> [What is needed] With the pictures left out, copy the listing below exactly.

* begin Source excerpt *

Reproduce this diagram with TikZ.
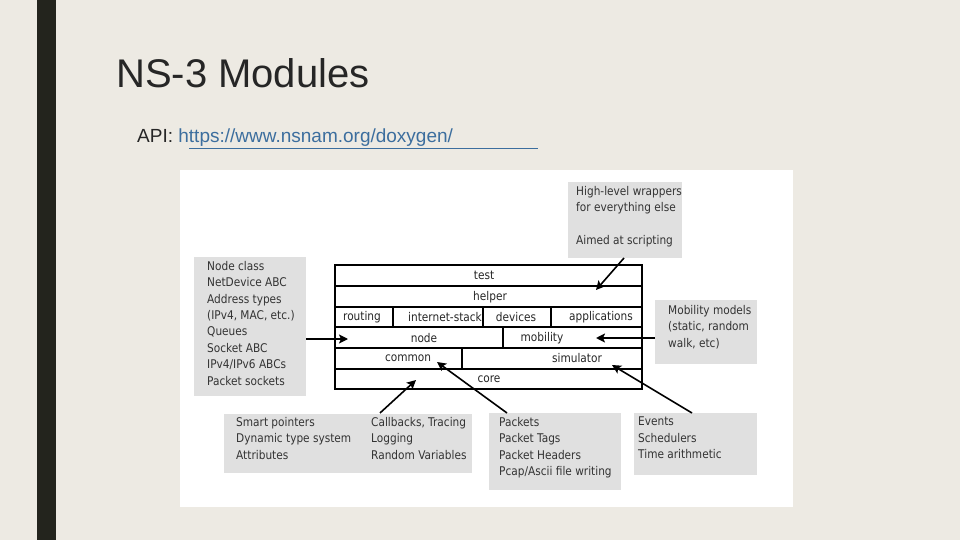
\documentclass[tikz,border=0pt]{standalone}
\usepackage{fontspec}
\setmainfont{Liberation Sans}
\newfontfamily\djvfont[FakeStretch=0.88]{DejaVu Sans}
\usetikzlibrary{arrows.meta}
\definecolor{slide}{HTML}{EDEAE3}
\definecolor{bar}{HTML}{23241D}
\definecolor{gbox}{HTML}{E0E0E0}
\definecolor{link}{HTML}{3C6E9E}
\begin{document}
\begin{tikzpicture}[x=1pt,y=-1pt,
  gray/.style={fill=gbox,draw=none},
  txt/.style={font=\djvfont\fontsize{12}{16.4}\selectfont,align=left,anchor=north west,inner sep=0pt,text=black!80},
  lbl/.style={font=\djvfont\fontsize{12}{13}\selectfont,inner sep=0pt,text=black!85},
  arr/.style={line width=1.6pt,-{Stealth[length=9pt,width=9pt,inset=2pt]}}]
\useasboundingbox (0,0) rectangle (960,540);
\fill[slide] (0,0) rectangle (960,540);
\fill[bar] (37,0) rectangle (56,540);
\node[anchor=west,font=\fontsize{40}{44}\selectfont,text=black!85,inner sep=0pt] (title) at (116,73) {NS-3 Modules};
\node[anchor=west,font=\fontsize{19}{22}\selectfont,text=black!85,inner sep=0pt] (api) at (137,138) {API: \textcolor{link}{https://www.nsnam.org/doxygen/}};
\draw[link,line width=0.9pt] (189,148) -- (538,148);
\fill[white] (180,170) rectangle (793,507);
% gray boxes
\fill[gray] (194,257) rectangle (306,396);
\node[txt] (lt) at (207,261) {Node class\\NetDevice ABC\\Address types\\(IPv4, MAC, etc.)\\Queues\\Socket ABC\\IPv4/IPv6 ABCs\\Packet sockets};
\fill[gray] (568,182) rectangle (682,258);
\node[txt] (hl) at (576,186) {High-level wrappers\\for everything else\\[16.4pt]Aimed at scripting};
\fill[gray] (655,300) rectangle (757,364);
\node[txt] (mb) at (668,305) {Mobility models\\(static, random\\walk, etc)};
\fill[gray] (224,414) rectangle (472,473);
\node[txt] (sp) at (236,417) {Smart pointers\\Dynamic type system\\Attributes};
\node[txt] (cb) at (371,417) {Callbacks, Tracing\\Logging\\Random Variables};
\fill[gray] (489,413) rectangle (621,490);
\node[txt] (pk) at (499,417) {Packets\\Packet Tags\\Packet Headers\\Pcap/Ascii file writing};
\fill[gray] (634,413) rectangle (757,475);
\node[txt] (ev) at (638,417) {Events\\Schedulers\\Time arithmetic};
% stack
\begin{scope}[line width=1.4pt]
\draw (335,265) rectangle (642,389);
\foreach \y in {286,307,327,348,369} \draw (335,\y) -- (642,\y);
\draw (393,307) -- (393,327);
\draw (483,307) -- (483,327);
\draw (551,307) -- (551,327);
\draw (503,327) -- (503,348);
\draw (462,348) -- (462,369);
\end{scope}
\node[lbl] (test) at (484,275) {test};
\node[lbl] (helper) at (490,297) {helper};
\node[lbl] (routing) at (362,317) {routing};
\begin{scope}
\clip (393,307) rectangle (482,327);
\node[lbl,anchor=west] (inet) at (408,317) {internet-stack};
\end{scope}
\node[lbl] (devices) at (516,317) {devices};
\node[lbl] (apps) at (601,317) {applications};
\node[lbl] (nodebox) at (424,338) {node};
\node[lbl] (mobility) at (542,338) {mobility};
\node[lbl] (common) at (408,358) {common};
\node[lbl] (sim) at (577,358) {simulator};
\node[lbl] (core) at (489,379) {core};
% arrows
\coordinate (a1) at (306,339); \coordinate (b1) at (348,339);
\coordinate (a2) at (655,338); \coordinate (b2) at (596,338);
\coordinate (a3) at (624,258); \coordinate (b3) at (596,290);
\coordinate (a4) at (380,413); \coordinate (b4) at (416,380);
\coordinate (a5) at (507,413); \coordinate (b5) at (437,362);
\coordinate (a6) at (692,413); \coordinate (b6) at (612,365);
\foreach \i in {1,...,6} \draw[arr] (a\i) -- (b\i);
\end{tikzpicture}
\end{document}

* end Source excerpt *

> [Exercise output]
Reproduce this diagram with TikZ.
\documentclass[tikz,border=0pt]{standalone}
\usepackage{fontspec}
\setmainfont{Liberation Sans}
\newfontfamily\djvfont[FakeStretch=0.88]{DejaVu Sans}
\usetikzlibrary{arrows.meta}
\definecolor{slide}{HTML}{EDEAE3}
\definecolor{bar}{HTML}{23241D}
\definecolor{gbox}{HTML}{E0E0E0}
\definecolor{link}{HTML}{3C6E9E}
\begin{document}
\begin{tikzpicture}[x=1pt,y=-1pt,
  gray/.style={fill=gbox,draw=none},
  txt/.style={font=\djvfont\fontsize{12}{16.4}\selectfont,align=left,anchor=north west,inner sep=0pt,text=black!80},
  lbl/.style={font=\djvfont\fontsize{12}{13}\selectfont,inner sep=0pt,text=black!85},
  arr/.style={line width=1.6pt,-{Stealth[length=9pt,width=9pt,inset=2pt]}}]
\useasboundingbox (0,0) rectangle (960,540);
\fill[slide] (0,0) rectangle (960,540);
\fill[bar] (37,0) rectangle (56,540);
\node[anchor=west,font=\fontsize{40}{44}\selectfont,text=black!85,inner sep=0pt] (title) at (116,73) {NS-3 Modules};
\node[anchor=west,font=\fontsize{19}{22}\selectfont,text=black!85,inner sep=0pt] (api) at (137,138) {API: \textcolor{link}{https://www.nsnam.org/doxygen/}};
\draw[link,line width=0.9pt] (189,148) -- (538,148);
\fill[white] (180,170) rectangle (793,507);
% gray boxes
\fill[gray] (194,257) rectangle (306,396);
\node[txt] (lt) at (207,261) {Node class\\NetDevice ABC\\Address types\\(IPv4, MAC, etc.)\\Queues\\Socket ABC\\IPv4/IPv6 ABCs\\Packet sockets};
\fill[gray] (568,182) rectangle (682,258);
\node[txt] (hl) at (576,186) {High-level wrappers\\for everything else\\[16.4pt]Aimed at scripting};
\fill[gray] (655,300) rectangle (757,364);
\node[txt] (mb) at (668,305) {Mobility models\\(static, random\\walk, etc)};
\fill[gray] (224,414) rectangle (472,473);
\node[txt] (sp) at (236,417) {Smart pointers\\Dynamic type system\\Attributes};
\node[txt] (cb) at (371,417) {Callbacks, Tracing\\Logging\\Random Variables};
\fill[gray] (489,413) rectangle (621,490);
\node[txt] (pk) at (499,417) {Packets\\Packet Tags\\Packet Headers\\Pcap/Ascii file writing};
\fill[gray] (634,413) rectangle (757,475);
\node[txt] (ev) at (638,417) {Events\\Schedulers\\Time arithmetic};
% stack
\begin{scope}[line width=1.4pt]
\draw (335,265) rectangle (642,389);
\foreach \y in {286,307,327,348,369} \draw (335,\y) -- (642,\y);
\draw (393,307) -- (393,327);
\draw (483,307) -- (483,327);
\draw (551,307) -- (551,327);
\draw (503,327) -- (503,348);
\draw (462,348) -- (462,369);
\end{scope}
\node[lbl] (test) at (484,275) {test};
\node[lbl] (helper) at (490,297) {helper};
\node[lbl] (routing) at (362,317) {routing};
\begin{scope}
\clip (393,307) rectangle (482,327);
\node[lbl,anchor=west] (inet) at (408,317) {internet-stack};
\end{scope}
\node[lbl] (devices) at (516,317) {devices};
\node[lbl] (apps) at (601,317) {applications};
\node[lbl] (nodebox) at (424,338) {node};
\node[lbl] (mobility) at (542,338) {mobility};
\node[lbl] (common) at (408,358) {common};
\node[lbl] (sim) at (577,358) {simulator};
\node[lbl] (core) at (489,379) {core};
% arrows
\coordinate (a1) at (306,339); \coordinate (b1) at (348,339);
\coordinate (a2) at (655,338); \coordinate (b2) at (596,338);
\coordinate (a3) at (624,258); \coordinate (b3) at (596,290);
\coordinate (a4) at (380,413); \coordinate (b4) at (416,380);
\coordinate (a5) at (507,413); \coordinate (b5) at (437,362);
\coordinate (a6) at (692,413); \coordinate (b6) at (612,365);
\foreach \i in {1,...,6} \draw[arr] (a\i) -- (b\i);
\end{tikzpicture}
\end{document}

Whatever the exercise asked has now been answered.